The captors of North South University teacher Mubashar Hasan were divided over whether to kill him or not, before finally freeing him early yesterday.
The kidnappers also demanded money for his release, said Mubashar, sharing his experience of the 44-day captivity with journalists as he repeatedly fought back tears.
The abductors dropped him off from a microbus near the airport in Dhaka around midnight. From there, he reached his Banasree house on a CNG-run auto-rickshaw around 12:45am.
His return came three days after journalist Utpal Das was found in Narayanganj, 71 days after his abduction from the capital's Dhanmondi.
Talking to the media in front of his house yesterday morning, Mubashar said he was kept in a dark room whose only window was sealed off. The food he was served was cold and possibly brought from restaurants.
"The captors used to argue with each other whether to kill me or free me,” said the NSU assistant professor, looking visibly shaken.
At some point, Mubashar, also known as Cesar, heard his captors say things that indicated they were scared of something. He also got an impression from their conversation that one of them had gone missing or something.
His father Motaher Hossain and sister Tamanna Tasnim were present during the briefing.
Yesterday was the first time he saw sunlight since his mysterious abduction on November 7 from the capital's Agargaon area, said Mubashar, who graduated from Dhaka University's mass communication and journalism department.
His disappearance triggered a firestorm of protest on social media. His teachers, colleagues, students and many common people formed human chains and other programmes, demanding his immediate return.
His father filed a general diary with Khilgaon Police Station the same day he went missing.
Since August 22, at least 12 people had gone missing from the capital alone. Five of them, including Mubashar, have since returned home while police later said to have arrested three others.
The fate of four others, including ex-ambassador Maroof Zaman, is not yet clear.
Meanwhile, Home Minister Asaduzzaman Khan told reporters yesterday that they were questioning those who returned from captivity to unearth the motive behind their abductions.
Investigations are on to find out those still missing, he said. “I would say the missing people have returned as the law enforcers were active.”
Recalling the day of his abduction, Mubashar, who has done researchers on political Islam, said he was heading towards his house on an Uber car after attending a UNDP programme at Agargaon.
Some plainclothes men stopped his car on Begum Rokeya Sarani and asked him to get down, saying the vehicle was a stolen one.
"Someone from behind rubbed some kind of ointment on my eyes as I was waiting for another vehicle. They then dragged me into a microbus. One of them held something on my face, and I fell unconscious.”
Perhaps the next day, Mubashar, who has a daughter aged six, found himself in a room with his hands tied from behind. There was an old dirty mattress where he used to sleep.
There was another room next to his where he heard four to five people chatting on the first day.
Asked if the abductors spoke with him, he said, “Yes they did.... It was for money. Perhaps they did not get my family profile right.”

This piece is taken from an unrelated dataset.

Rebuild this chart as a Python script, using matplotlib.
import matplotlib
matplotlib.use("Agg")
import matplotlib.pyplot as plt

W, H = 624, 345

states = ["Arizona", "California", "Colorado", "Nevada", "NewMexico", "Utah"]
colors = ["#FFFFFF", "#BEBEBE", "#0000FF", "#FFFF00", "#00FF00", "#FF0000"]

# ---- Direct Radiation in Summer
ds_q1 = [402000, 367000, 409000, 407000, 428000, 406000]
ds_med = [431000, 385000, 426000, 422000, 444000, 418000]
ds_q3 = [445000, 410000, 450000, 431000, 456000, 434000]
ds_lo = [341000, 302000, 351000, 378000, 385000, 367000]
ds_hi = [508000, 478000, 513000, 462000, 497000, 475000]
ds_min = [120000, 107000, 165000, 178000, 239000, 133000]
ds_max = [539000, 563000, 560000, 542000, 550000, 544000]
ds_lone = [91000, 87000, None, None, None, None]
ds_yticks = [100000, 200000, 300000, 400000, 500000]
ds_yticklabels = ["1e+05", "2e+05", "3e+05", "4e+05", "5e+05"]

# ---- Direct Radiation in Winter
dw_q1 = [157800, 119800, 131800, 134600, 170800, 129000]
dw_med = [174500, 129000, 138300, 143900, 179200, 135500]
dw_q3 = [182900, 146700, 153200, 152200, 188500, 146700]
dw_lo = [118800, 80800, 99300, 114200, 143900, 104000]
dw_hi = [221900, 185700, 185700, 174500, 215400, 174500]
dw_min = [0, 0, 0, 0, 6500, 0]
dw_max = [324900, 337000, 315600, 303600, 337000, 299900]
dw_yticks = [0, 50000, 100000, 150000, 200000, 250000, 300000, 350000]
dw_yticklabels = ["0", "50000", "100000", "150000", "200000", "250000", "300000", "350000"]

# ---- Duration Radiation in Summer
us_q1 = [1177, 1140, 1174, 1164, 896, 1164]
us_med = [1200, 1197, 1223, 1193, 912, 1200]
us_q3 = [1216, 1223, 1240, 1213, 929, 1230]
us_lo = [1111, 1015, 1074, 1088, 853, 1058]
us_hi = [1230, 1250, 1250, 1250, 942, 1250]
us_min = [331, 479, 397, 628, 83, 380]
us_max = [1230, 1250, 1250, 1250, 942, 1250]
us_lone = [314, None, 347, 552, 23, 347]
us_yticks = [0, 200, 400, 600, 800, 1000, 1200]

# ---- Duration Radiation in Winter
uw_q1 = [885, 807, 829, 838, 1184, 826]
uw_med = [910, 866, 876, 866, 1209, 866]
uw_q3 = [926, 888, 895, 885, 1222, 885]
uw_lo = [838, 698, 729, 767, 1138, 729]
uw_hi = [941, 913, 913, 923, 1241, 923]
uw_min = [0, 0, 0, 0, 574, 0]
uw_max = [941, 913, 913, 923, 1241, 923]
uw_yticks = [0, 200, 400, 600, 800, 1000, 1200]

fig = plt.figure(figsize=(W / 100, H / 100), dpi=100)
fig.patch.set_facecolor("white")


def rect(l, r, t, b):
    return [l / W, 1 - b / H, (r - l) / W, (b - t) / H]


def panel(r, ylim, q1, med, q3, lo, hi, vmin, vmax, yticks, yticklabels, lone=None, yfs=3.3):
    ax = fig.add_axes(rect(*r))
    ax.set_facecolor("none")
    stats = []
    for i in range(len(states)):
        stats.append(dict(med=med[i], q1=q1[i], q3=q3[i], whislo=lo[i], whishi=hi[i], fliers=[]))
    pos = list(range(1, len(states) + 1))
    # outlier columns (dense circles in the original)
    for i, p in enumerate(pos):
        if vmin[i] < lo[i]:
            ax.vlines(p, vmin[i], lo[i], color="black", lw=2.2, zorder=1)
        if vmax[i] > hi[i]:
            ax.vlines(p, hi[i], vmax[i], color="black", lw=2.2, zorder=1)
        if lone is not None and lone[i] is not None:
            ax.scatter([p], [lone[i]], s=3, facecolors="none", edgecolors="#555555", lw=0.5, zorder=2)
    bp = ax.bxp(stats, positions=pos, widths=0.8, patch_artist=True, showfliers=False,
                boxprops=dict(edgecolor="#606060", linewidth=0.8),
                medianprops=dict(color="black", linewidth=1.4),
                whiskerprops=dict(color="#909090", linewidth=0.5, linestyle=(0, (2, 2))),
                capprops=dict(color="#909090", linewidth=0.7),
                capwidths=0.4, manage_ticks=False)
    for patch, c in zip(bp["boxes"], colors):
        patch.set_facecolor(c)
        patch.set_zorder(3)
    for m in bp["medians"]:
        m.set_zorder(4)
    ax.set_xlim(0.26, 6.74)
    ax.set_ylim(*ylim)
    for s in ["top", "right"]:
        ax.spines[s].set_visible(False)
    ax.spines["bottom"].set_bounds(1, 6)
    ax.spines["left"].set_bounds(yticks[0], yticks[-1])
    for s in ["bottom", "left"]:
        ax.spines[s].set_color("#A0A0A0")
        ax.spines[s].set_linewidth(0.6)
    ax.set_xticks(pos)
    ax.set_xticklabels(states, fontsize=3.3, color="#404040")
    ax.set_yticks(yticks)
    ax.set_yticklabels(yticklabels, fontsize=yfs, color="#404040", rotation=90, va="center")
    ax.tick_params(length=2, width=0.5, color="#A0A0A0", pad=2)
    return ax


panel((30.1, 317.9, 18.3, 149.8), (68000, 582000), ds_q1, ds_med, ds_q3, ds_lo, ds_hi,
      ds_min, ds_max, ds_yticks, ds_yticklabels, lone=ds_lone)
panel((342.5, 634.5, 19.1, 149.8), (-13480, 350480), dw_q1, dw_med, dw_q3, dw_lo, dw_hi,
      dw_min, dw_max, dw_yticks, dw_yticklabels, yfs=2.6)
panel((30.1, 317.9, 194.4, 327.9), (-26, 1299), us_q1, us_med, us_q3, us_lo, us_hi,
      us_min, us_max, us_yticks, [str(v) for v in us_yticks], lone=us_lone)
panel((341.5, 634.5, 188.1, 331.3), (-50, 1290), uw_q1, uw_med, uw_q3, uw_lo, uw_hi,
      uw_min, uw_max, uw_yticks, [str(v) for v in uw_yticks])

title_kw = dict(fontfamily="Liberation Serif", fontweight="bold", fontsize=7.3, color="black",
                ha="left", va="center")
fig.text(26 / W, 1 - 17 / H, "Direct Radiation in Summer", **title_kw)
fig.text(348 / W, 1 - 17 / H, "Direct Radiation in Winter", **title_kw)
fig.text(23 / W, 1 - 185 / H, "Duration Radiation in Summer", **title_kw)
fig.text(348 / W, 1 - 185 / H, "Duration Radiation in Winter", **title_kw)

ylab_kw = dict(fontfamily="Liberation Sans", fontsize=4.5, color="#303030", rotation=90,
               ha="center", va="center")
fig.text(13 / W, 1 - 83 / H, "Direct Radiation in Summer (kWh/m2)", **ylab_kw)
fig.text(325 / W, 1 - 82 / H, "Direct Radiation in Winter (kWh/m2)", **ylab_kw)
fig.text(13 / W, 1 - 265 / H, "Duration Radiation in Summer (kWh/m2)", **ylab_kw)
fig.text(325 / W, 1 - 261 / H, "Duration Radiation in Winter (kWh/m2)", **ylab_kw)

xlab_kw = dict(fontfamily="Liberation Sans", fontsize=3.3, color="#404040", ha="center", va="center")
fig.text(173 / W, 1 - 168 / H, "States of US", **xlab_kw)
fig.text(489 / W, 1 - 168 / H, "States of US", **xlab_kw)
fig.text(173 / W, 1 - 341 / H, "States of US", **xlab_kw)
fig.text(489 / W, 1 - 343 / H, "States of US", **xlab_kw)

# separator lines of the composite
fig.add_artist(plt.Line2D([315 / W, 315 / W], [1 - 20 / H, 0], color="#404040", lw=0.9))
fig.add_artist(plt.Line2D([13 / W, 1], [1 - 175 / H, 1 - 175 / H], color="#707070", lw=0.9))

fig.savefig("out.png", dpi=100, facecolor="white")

At one stage, they demanded money, saying, “You work at many places.”
They also asked him if he had any rich friends and family members, and took away the Tk 27,000 he had with him. He did not have his credit card with him.
However, the kidnappers did not demand any particular amount or say when and how they wanted the money to be paid, in a striking similarity with the case of Utpal Das.
"Perhaps they talked to you [over the phone]," he said, pointing to his father, a retired government official.
"But I don't know what the discussion was… Everyone has some mystery in their life… But the problem is I could not see anything.
"If not a victim of kidnap, it's not possible for someone to realise how unreal the situation is,” he said, his voice cracking. “Please pray for me. We're a normal family. Something akin to a cyclone has swept over us."
Both Mubashar and his family thanked all, including the media and the law enforcers, for their support.
However, after the eight-minute unscheduled briefing, the family did not talk to journalists who gathered in front of their house.
Before setting him free, the abductors made Mubashar lie on someone's lap inside a microbus that travelled for one hour or one and a half hours. There was an altercation among the kidnappers over something inside the vehicle.
The faces of the abductors were covered with towels while he himself was blindfolded.
"Go now. We will kill you if you look back,” one abductor said.
On his way home in the CNG auto-rickshaw, he called his father from the driver's mobile phone, telling him that he was coming home.
Police yesterday spoke to him to take an account of his captivity.
In his reaction, his father said, “We think we have got a new life.... He is my only son.”
Jahangir Kabir Khan, inspector (investigation) of Khilgaon Police Station, said Mubashar could not say who abducted him and where he was kept. But the family can still file an abduction case.